I think that the main problem- certainly the one that gets up many fans' backsides- isn't so much team orders, but rather team favouritism, in particular requiring one driver to defer to another while the "number two driver" still has a significant mathematical chance of winning the Drivers' Championship. In seasons where one team runs away with it, it denies fans the possibility of an in-house battle for the title. In close seasons, it puts the lead driver at an advantage in the Drivers' Championship (as opposed to team-mates taking points off each other) and thus rewards non-competition.

Most F1 insiders see F1 as a team sport and the drivers as employees who should do as they're told, point out that F1 has always been a team sport, and argue that the fans are deluded if they think otherwise. In fact, I think they're the ones who are being deluded, via the black and white assumption "either it's a team sport OR it's about the drivers". F1 has always been both, and most fans don't like the way its emphasis shifted towards "teams over drivers, business over sport" between the mid 1990s and the mid 2000s.

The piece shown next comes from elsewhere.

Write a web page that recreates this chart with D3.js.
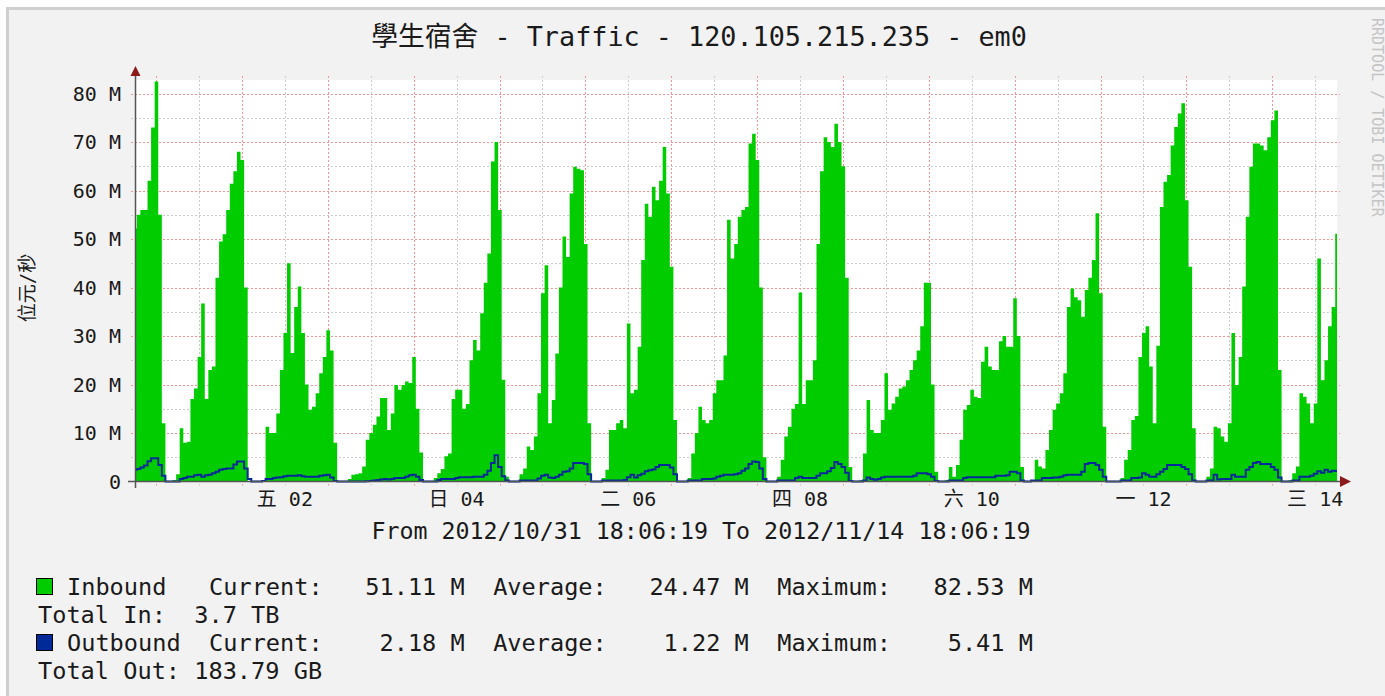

Just because the current rule is haphazard, too broad-brush and impossible to enforce, I don't think that's a conclusive argument for abolishing it completely- it can just mean that the rule needs to be reduced in scope, and made clearer, more specific and easier to enforce. I reckon that teams should be prohibited from ordering one driver to defer to another unless it will clearly lead to the loss of the Drivers' Championship, or one driver is in with a mathematical chance of the title and the other isn't, while other team orders should be legalised. I think that would be easier to enforce against and would still prohibit the two main instances that got the fans' backs up in the last decade (Austria 2002, Germany 2010) as well as recognising that driver swaps in the last race of the season, when the championship is at stake, are usually considered acceptable by a large majority of fans.